▶ [Supplied information]:
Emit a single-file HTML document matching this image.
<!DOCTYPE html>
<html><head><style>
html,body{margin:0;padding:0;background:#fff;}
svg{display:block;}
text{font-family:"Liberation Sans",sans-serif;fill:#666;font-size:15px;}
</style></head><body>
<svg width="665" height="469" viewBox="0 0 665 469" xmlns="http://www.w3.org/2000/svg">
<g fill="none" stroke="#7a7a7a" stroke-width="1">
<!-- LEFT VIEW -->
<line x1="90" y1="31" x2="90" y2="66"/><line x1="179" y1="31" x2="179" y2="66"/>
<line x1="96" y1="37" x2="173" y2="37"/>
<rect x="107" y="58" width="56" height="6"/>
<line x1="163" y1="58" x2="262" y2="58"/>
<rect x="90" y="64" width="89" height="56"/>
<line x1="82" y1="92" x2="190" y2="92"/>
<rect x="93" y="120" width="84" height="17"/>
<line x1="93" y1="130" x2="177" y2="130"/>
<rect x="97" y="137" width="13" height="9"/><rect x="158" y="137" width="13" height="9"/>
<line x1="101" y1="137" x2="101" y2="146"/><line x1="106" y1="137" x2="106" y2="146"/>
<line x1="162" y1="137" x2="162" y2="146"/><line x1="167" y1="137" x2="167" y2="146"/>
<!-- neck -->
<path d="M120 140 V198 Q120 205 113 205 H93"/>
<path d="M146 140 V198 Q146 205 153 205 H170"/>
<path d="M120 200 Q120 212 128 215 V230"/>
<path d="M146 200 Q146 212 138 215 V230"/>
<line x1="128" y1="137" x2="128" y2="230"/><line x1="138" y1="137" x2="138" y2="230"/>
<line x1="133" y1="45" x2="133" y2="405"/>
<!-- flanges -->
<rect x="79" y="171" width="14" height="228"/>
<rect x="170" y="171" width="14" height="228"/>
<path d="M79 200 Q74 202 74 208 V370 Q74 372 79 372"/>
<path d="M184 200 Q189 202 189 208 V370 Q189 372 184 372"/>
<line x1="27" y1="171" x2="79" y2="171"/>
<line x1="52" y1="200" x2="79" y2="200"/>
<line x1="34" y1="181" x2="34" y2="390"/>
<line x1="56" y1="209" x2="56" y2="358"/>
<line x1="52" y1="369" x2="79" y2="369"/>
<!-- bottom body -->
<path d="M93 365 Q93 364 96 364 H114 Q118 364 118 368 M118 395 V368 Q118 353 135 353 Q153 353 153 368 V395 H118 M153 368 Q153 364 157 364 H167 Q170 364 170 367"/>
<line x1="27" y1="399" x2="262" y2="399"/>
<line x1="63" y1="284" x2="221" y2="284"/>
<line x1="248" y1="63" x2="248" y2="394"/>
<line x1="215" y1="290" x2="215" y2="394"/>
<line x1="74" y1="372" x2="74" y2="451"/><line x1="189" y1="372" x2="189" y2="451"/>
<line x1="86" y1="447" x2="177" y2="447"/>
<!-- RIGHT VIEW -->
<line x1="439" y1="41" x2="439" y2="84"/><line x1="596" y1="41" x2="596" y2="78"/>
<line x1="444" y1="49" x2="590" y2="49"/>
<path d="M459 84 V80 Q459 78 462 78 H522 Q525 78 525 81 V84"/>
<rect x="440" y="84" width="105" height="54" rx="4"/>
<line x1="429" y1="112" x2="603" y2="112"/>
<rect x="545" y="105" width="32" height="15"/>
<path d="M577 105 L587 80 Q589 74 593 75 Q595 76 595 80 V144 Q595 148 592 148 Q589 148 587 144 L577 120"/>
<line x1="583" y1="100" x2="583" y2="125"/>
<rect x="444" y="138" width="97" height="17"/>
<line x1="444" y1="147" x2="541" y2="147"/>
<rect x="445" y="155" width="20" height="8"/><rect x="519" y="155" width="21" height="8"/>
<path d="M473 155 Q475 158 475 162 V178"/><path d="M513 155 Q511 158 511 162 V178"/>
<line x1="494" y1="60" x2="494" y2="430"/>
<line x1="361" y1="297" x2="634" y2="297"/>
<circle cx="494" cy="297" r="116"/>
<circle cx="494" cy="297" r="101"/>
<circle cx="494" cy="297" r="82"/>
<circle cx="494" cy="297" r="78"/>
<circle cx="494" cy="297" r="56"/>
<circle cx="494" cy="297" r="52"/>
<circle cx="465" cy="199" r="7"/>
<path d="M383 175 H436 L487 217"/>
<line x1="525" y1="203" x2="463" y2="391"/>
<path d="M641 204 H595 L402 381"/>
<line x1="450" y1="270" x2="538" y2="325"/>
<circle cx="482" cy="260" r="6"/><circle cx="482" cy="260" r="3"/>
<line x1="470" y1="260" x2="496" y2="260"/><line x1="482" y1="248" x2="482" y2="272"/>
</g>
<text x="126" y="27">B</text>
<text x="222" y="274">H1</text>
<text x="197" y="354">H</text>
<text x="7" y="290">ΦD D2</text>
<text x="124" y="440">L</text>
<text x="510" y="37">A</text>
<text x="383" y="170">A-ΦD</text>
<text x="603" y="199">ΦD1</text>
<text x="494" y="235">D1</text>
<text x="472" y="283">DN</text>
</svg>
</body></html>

▶ [Brief]: Please repeat the listing exactly, with nothing left out.

▶ [Final result]:
Emit a single-file HTML document matching this image.
<!DOCTYPE html>
<html><head><style>
html,body{margin:0;padding:0;background:#fff;}
svg{display:block;}
text{font-family:"Liberation Sans",sans-serif;fill:#666;font-size:15px;}
</style></head><body>
<svg width="665" height="469" viewBox="0 0 665 469" xmlns="http://www.w3.org/2000/svg">
<g fill="none" stroke="#7a7a7a" stroke-width="1">
<!-- LEFT VIEW -->
<line x1="90" y1="31" x2="90" y2="66"/><line x1="179" y1="31" x2="179" y2="66"/>
<line x1="96" y1="37" x2="173" y2="37"/>
<rect x="107" y="58" width="56" height="6"/>
<line x1="163" y1="58" x2="262" y2="58"/>
<rect x="90" y="64" width="89" height="56"/>
<line x1="82" y1="92" x2="190" y2="92"/>
<rect x="93" y="120" width="84" height="17"/>
<line x1="93" y1="130" x2="177" y2="130"/>
<rect x="97" y="137" width="13" height="9"/><rect x="158" y="137" width="13" height="9"/>
<line x1="101" y1="137" x2="101" y2="146"/><line x1="106" y1="137" x2="106" y2="146"/>
<line x1="162" y1="137" x2="162" y2="146"/><line x1="167" y1="137" x2="167" y2="146"/>
<!-- neck -->
<path d="M120 140 V198 Q120 205 113 205 H93"/>
<path d="M146 140 V198 Q146 205 153 205 H170"/>
<path d="M120 200 Q120 212 128 215 V230"/>
<path d="M146 200 Q146 212 138 215 V230"/>
<line x1="128" y1="137" x2="128" y2="230"/><line x1="138" y1="137" x2="138" y2="230"/>
<line x1="133" y1="45" x2="133" y2="405"/>
<!-- flanges -->
<rect x="79" y="171" width="14" height="228"/>
<rect x="170" y="171" width="14" height="228"/>
<path d="M79 200 Q74 202 74 208 V370 Q74 372 79 372"/>
<path d="M184 200 Q189 202 189 208 V370 Q189 372 184 372"/>
<line x1="27" y1="171" x2="79" y2="171"/>
<line x1="52" y1="200" x2="79" y2="200"/>
<line x1="34" y1="181" x2="34" y2="390"/>
<line x1="56" y1="209" x2="56" y2="358"/>
<line x1="52" y1="369" x2="79" y2="369"/>
<!-- bottom body -->
<path d="M93 365 Q93 364 96 364 H114 Q118 364 118 368 M118 395 V368 Q118 353 135 353 Q153 353 153 368 V395 H118 M153 368 Q153 364 157 364 H167 Q170 364 170 367"/>
<line x1="27" y1="399" x2="262" y2="399"/>
<line x1="63" y1="284" x2="221" y2="284"/>
<line x1="248" y1="63" x2="248" y2="394"/>
<line x1="215" y1="290" x2="215" y2="394"/>
<line x1="74" y1="372" x2="74" y2="451"/><line x1="189" y1="372" x2="189" y2="451"/>
<line x1="86" y1="447" x2="177" y2="447"/>
<!-- RIGHT VIEW -->
<line x1="439" y1="41" x2="439" y2="84"/><line x1="596" y1="41" x2="596" y2="78"/>
<line x1="444" y1="49" x2="590" y2="49"/>
<path d="M459 84 V80 Q459 78 462 78 H522 Q525 78 525 81 V84"/>
<rect x="440" y="84" width="105" height="54" rx="4"/>
<line x1="429" y1="112" x2="603" y2="112"/>
<rect x="545" y="105" width="32" height="15"/>
<path d="M577 105 L587 80 Q589 74 593 75 Q595 76 595 80 V144 Q595 148 592 148 Q589 148 587 144 L577 120"/>
<line x1="583" y1="100" x2="583" y2="125"/>
<rect x="444" y="138" width="97" height="17"/>
<line x1="444" y1="147" x2="541" y2="147"/>
<rect x="445" y="155" width="20" height="8"/><rect x="519" y="155" width="21" height="8"/>
<path d="M473 155 Q475 158 475 162 V178"/><path d="M513 155 Q511 158 511 162 V178"/>
<line x1="494" y1="60" x2="494" y2="430"/>
<line x1="361" y1="297" x2="634" y2="297"/>
<circle cx="494" cy="297" r="116"/>
<circle cx="494" cy="297" r="101"/>
<circle cx="494" cy="297" r="82"/>
<circle cx="494" cy="297" r="78"/>
<circle cx="494" cy="297" r="56"/>
<circle cx="494" cy="297" r="52"/>
<circle cx="465" cy="199" r="7"/>
<path d="M383 175 H436 L487 217"/>
<line x1="525" y1="203" x2="463" y2="391"/>
<path d="M641 204 H595 L402 381"/>
<line x1="450" y1="270" x2="538" y2="325"/>
<circle cx="482" cy="260" r="6"/><circle cx="482" cy="260" r="3"/>
<line x1="470" y1="260" x2="496" y2="260"/><line x1="482" y1="248" x2="482" y2="272"/>
</g>
<text x="126" y="27">B</text>
<text x="222" y="274">H1</text>
<text x="197" y="354">H</text>
<text x="7" y="290">ΦD D2</text>
<text x="124" y="440">L</text>
<text x="510" y="37">A</text>
<text x="383" y="170">A-ΦD</text>
<text x="603" y="199">ΦD1</text>
<text x="494" y="235">D1</text>
<text x="472" y="283">DN</text>
</svg>
</body></html>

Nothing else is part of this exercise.